• Given data
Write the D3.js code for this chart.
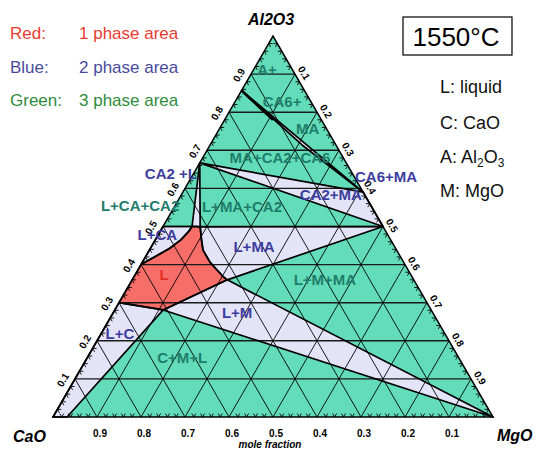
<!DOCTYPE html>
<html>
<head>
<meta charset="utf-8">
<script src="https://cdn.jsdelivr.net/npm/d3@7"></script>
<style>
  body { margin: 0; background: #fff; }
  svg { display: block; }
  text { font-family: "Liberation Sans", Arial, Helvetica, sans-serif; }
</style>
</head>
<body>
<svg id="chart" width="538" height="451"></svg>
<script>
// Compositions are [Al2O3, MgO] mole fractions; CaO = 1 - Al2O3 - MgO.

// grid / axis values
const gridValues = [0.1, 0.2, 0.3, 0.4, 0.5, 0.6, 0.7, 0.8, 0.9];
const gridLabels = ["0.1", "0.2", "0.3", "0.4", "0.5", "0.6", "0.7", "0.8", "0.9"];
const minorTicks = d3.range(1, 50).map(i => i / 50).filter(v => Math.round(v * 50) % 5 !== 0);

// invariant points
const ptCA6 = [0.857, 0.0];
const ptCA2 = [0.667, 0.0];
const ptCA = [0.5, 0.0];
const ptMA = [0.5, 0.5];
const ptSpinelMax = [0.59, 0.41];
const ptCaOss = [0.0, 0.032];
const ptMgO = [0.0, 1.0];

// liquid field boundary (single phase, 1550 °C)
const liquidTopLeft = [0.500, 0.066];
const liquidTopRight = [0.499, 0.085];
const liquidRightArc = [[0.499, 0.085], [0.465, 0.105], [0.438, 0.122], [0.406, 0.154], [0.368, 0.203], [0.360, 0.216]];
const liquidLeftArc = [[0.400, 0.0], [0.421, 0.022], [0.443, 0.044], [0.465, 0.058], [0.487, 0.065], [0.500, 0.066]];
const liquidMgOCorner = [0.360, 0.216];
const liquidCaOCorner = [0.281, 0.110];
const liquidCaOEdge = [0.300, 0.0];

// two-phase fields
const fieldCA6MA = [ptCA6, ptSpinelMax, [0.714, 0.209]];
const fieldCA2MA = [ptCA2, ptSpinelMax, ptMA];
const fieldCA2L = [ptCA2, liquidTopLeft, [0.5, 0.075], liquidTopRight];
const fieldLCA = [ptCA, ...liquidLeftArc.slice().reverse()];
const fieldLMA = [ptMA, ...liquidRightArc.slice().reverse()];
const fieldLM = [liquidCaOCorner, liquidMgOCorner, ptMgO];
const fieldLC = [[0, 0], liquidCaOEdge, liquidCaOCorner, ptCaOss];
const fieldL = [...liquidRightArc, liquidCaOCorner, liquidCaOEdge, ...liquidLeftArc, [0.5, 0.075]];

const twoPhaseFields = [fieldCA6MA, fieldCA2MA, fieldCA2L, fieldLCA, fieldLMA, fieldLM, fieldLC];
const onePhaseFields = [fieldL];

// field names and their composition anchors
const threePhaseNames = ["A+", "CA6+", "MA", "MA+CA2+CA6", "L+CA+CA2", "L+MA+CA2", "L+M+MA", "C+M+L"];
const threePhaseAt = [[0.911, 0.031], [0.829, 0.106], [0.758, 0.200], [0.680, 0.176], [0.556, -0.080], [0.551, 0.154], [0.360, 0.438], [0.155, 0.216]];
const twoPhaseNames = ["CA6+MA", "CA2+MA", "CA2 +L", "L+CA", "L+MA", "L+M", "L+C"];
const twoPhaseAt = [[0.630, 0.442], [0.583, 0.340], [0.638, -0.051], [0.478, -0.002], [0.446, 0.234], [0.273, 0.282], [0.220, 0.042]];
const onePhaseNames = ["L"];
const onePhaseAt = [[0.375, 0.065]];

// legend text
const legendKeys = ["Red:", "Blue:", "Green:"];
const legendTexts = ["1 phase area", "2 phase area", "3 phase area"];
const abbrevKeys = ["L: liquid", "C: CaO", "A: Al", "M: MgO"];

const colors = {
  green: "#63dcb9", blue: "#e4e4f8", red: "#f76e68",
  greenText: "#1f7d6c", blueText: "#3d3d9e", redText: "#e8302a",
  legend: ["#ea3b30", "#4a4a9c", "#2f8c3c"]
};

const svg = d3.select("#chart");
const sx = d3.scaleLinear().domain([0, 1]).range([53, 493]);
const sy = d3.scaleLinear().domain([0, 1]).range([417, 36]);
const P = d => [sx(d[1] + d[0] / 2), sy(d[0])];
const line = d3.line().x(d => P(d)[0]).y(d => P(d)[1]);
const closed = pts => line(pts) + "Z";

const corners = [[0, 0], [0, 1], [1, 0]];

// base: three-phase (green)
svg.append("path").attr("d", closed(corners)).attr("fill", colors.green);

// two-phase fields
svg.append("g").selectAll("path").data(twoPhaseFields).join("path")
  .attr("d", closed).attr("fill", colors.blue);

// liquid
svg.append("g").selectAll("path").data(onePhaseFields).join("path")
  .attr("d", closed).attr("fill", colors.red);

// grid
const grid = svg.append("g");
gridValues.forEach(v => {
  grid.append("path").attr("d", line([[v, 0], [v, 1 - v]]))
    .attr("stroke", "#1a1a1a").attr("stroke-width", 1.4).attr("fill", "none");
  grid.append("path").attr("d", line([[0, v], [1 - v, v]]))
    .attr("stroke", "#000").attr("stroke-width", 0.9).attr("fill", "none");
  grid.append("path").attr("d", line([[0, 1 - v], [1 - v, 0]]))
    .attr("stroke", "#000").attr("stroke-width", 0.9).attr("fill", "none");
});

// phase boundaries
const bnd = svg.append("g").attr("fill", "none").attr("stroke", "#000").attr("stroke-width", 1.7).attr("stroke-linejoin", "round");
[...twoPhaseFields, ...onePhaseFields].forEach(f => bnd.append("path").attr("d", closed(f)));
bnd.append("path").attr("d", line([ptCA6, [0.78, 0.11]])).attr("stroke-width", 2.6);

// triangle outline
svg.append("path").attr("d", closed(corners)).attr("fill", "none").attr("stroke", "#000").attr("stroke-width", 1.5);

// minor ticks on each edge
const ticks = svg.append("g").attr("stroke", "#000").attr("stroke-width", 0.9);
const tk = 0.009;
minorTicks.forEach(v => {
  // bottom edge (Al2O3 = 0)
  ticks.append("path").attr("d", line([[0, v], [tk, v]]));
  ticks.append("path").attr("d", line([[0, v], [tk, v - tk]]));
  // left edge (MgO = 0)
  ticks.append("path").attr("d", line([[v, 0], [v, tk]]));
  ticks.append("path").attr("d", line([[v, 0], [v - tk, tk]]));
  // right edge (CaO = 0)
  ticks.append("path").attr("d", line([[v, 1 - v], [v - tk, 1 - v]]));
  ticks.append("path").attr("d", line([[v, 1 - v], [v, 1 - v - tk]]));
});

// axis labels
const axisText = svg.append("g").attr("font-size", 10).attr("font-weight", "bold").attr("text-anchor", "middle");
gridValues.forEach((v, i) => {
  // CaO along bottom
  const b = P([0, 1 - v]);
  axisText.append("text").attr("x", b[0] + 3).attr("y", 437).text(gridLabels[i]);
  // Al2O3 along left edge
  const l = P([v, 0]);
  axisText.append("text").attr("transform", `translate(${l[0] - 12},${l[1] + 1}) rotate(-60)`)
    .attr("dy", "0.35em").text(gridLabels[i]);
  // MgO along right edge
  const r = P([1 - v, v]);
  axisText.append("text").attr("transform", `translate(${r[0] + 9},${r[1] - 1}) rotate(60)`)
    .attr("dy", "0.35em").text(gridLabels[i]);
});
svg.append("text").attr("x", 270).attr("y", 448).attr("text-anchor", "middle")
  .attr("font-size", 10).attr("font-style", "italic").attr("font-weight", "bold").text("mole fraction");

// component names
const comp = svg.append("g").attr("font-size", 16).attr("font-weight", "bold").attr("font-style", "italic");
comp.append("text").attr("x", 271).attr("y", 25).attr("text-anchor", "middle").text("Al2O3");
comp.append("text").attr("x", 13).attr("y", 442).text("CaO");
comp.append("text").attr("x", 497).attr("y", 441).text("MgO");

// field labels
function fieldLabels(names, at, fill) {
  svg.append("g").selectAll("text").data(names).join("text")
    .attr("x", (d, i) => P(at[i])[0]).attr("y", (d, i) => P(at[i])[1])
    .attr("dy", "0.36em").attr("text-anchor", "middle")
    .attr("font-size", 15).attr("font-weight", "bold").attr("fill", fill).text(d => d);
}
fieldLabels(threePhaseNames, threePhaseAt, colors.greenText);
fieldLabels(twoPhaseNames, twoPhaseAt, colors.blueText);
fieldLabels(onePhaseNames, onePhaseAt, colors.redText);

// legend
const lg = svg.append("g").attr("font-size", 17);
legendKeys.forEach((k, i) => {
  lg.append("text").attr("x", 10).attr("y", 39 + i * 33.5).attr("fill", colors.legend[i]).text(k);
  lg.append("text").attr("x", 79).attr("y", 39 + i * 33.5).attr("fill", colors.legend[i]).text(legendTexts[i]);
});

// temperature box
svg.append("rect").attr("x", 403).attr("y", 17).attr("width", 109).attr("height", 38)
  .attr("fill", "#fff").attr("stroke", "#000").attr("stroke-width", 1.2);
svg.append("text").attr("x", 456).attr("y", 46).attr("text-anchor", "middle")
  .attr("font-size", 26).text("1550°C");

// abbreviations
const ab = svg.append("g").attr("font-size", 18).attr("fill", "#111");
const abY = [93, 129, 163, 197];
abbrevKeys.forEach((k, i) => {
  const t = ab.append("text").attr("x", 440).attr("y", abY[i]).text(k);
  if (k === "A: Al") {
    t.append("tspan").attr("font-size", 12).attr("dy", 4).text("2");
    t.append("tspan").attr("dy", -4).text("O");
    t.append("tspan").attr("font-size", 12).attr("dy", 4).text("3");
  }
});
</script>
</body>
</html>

• Task requirements
Write out the lines from the start of the material to the line with "Al2O3 - MgO.", inclusive and exactly. Skip the pictures.

• Finished answer
Write the D3.js code for this chart.
<!DOCTYPE html>
<html>
<head>
<meta charset="utf-8">
<script src="https://cdn.jsdelivr.net/npm/d3@7"></script>
<style>
  body { margin: 0; background: #fff; }
  svg { display: block; }
  text { font-family: "Liberation Sans", Arial, Helvetica, sans-serif; }
</style>
</head>
<body>
<svg id="chart" width="538" height="451"></svg>
<script>
// Compositions are [Al2O3, MgO] mole fractions; CaO = 1 - Al2O3 - MgO.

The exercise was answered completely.